§ **TASK DETAILS**
Leave the pictures out, and retype all of the material exactly as written.

## START DATASET SECTION

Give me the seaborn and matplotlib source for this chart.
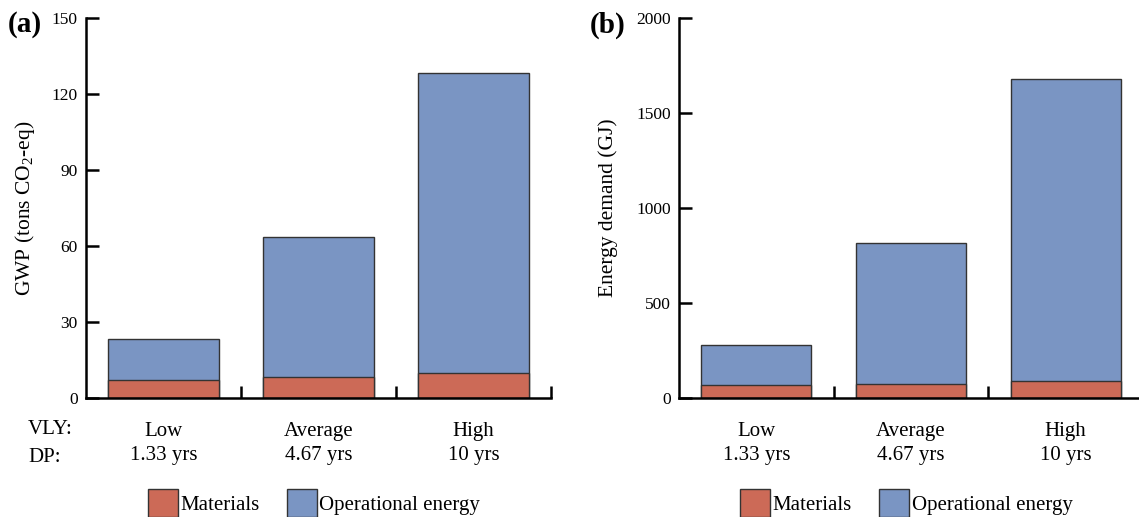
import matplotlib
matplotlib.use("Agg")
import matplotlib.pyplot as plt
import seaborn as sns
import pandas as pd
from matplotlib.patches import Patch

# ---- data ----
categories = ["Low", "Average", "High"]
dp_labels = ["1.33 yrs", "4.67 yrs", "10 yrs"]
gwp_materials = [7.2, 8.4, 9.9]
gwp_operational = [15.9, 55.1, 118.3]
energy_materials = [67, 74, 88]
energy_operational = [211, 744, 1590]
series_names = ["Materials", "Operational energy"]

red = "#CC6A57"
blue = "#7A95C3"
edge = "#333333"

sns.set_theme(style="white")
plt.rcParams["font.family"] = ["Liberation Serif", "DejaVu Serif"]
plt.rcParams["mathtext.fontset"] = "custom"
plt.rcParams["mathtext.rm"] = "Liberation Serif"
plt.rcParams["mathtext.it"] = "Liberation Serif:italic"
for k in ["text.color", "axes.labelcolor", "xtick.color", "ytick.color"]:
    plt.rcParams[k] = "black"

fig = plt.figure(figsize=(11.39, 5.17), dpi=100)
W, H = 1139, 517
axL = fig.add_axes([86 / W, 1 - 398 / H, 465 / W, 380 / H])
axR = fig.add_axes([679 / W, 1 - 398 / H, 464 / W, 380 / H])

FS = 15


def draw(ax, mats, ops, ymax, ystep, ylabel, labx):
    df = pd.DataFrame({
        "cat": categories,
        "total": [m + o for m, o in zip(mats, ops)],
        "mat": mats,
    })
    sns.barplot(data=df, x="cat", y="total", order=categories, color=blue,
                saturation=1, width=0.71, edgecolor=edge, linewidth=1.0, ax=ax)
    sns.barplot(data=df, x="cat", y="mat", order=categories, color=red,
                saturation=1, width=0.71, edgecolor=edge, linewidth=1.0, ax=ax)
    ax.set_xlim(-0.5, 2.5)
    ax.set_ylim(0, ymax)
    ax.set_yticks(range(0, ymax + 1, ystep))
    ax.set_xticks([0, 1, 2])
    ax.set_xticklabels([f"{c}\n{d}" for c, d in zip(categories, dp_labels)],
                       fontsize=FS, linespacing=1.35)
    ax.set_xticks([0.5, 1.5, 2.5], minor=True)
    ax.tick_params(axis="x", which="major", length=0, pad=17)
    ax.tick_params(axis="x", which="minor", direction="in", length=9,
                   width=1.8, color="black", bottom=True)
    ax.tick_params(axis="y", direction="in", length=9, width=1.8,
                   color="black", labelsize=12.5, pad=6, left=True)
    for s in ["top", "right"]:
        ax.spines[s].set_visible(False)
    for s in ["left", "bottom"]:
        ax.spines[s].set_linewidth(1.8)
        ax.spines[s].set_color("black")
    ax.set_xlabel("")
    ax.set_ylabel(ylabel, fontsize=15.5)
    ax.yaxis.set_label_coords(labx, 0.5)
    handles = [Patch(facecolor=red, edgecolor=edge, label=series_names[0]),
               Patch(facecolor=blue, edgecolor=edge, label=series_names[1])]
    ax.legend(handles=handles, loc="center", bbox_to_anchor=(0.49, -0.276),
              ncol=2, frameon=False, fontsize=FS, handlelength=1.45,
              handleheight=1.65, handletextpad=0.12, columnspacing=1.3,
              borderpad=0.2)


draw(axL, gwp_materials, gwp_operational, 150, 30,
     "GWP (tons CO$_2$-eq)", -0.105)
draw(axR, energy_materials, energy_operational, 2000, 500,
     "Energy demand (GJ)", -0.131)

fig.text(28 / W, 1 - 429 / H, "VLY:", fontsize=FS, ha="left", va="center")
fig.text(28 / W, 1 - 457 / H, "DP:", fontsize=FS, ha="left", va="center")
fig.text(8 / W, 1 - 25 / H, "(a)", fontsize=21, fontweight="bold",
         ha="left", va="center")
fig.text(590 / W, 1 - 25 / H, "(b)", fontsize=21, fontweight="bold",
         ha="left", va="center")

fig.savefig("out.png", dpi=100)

## END DATASET SECTION

§ **TASK SOLUTION**
Give me the seaborn and matplotlib source for this chart.
import matplotlib
matplotlib.use("Agg")
import matplotlib.pyplot as plt
import seaborn as sns
import pandas as pd
from matplotlib.patches import Patch

# ---- data ----
categories = ["Low", "Average", "High"]
dp_labels = ["1.33 yrs", "4.67 yrs", "10 yrs"]
gwp_materials = [7.2, 8.4, 9.9]
gwp_operational = [15.9, 55.1, 118.3]
energy_materials = [67, 74, 88]
energy_operational = [211, 744, 1590]
series_names = ["Materials", "Operational energy"]

red = "#CC6A57"
blue = "#7A95C3"
edge = "#333333"

sns.set_theme(style="white")
plt.rcParams["font.family"] = ["Liberation Serif", "DejaVu Serif"]
plt.rcParams["mathtext.fontset"] = "custom"
plt.rcParams["mathtext.rm"] = "Liberation Serif"
plt.rcParams["mathtext.it"] = "Liberation Serif:italic"
for k in ["text.color", "axes.labelcolor", "xtick.color", "ytick.color"]:
    plt.rcParams[k] = "black"

fig = plt.figure(figsize=(11.39, 5.17), dpi=100)
W, H = 1139, 517
axL = fig.add_axes([86 / W, 1 - 398 / H, 465 / W, 380 / H])
axR = fig.add_axes([679 / W, 1 - 398 / H, 464 / W, 380 / H])

FS = 15


def draw(ax, mats, ops, ymax, ystep, ylabel, labx):
    df = pd.DataFrame({
        "cat": categories,
        "total": [m + o for m, o in zip(mats, ops)],
        "mat": mats,
    })
    sns.barplot(data=df, x="cat", y="total", order=categories, color=blue,
                saturation=1, width=0.71, edgecolor=edge, linewidth=1.0, ax=ax)
    sns.barplot(data=df, x="cat", y="mat", order=categories, color=red,
                saturation=1, width=0.71, edgecolor=edge, linewidth=1.0, ax=ax)
    ax.set_xlim(-0.5, 2.5)
    ax.set_ylim(0, ymax)
    ax.set_yticks(range(0, ymax + 1, ystep))
    ax.set_xticks([0, 1, 2])
    ax.set_xticklabels([f"{c}\n{d}" for c, d in zip(categories, dp_labels)],
                       fontsize=FS, linespacing=1.35)
    ax.set_xticks([0.5, 1.5, 2.5], minor=True)
    ax.tick_params(axis="x", which="major", length=0, pad=17)
    ax.tick_params(axis="x", which="minor", direction="in", length=9,
                   width=1.8, color="black", bottom=True)
    ax.tick_params(axis="y", direction="in", length=9, width=1.8,
                   color="black", labelsize=12.5, pad=6, left=True)
    for s in ["top", "right"]:
        ax.spines[s].set_visible(False)
    for s in ["left", "bottom"]:
        ax.spines[s].set_linewidth(1.8)
        ax.spines[s].set_color("black")
    ax.set_xlabel("")
    ax.set_ylabel(ylabel, fontsize=15.5)
    ax.yaxis.set_label_coords(labx, 0.5)
    handles = [Patch(facecolor=red, edgecolor=edge, label=series_names[0]),
               Patch(facecolor=blue, edgecolor=edge, label=series_names[1])]
    ax.legend(handles=handles, loc="center", bbox_to_anchor=(0.49, -0.276),
              ncol=2, frameon=False, fontsize=FS, handlelength=1.45,
              handleheight=1.65, handletextpad=0.12, columnspacing=1.3,
              borderpad=0.2)


draw(axL, gwp_materials, gwp_operational, 150, 30,
     "GWP (tons CO$_2$-eq)", -0.105)
draw(axR, energy_materials, energy_operational, 2000, 500,
     "Energy demand (GJ)", -0.131)

fig.text(28 / W, 1 - 429 / H, "VLY:", fontsize=FS, ha="left", va="center")
fig.text(28 / W, 1 - 457 / H, "DP:", fontsize=FS, ha="left", va="center")
fig.text(8 / W, 1 - 25 / H, "(a)", fontsize=21, fontweight="bold",
         ha="left", va="center")
fig.text(590 / W, 1 - 25 / H, "(b)", fontsize=21, fontweight="bold",
         ha="left", va="center")

fig.savefig("out.png", dpi=100)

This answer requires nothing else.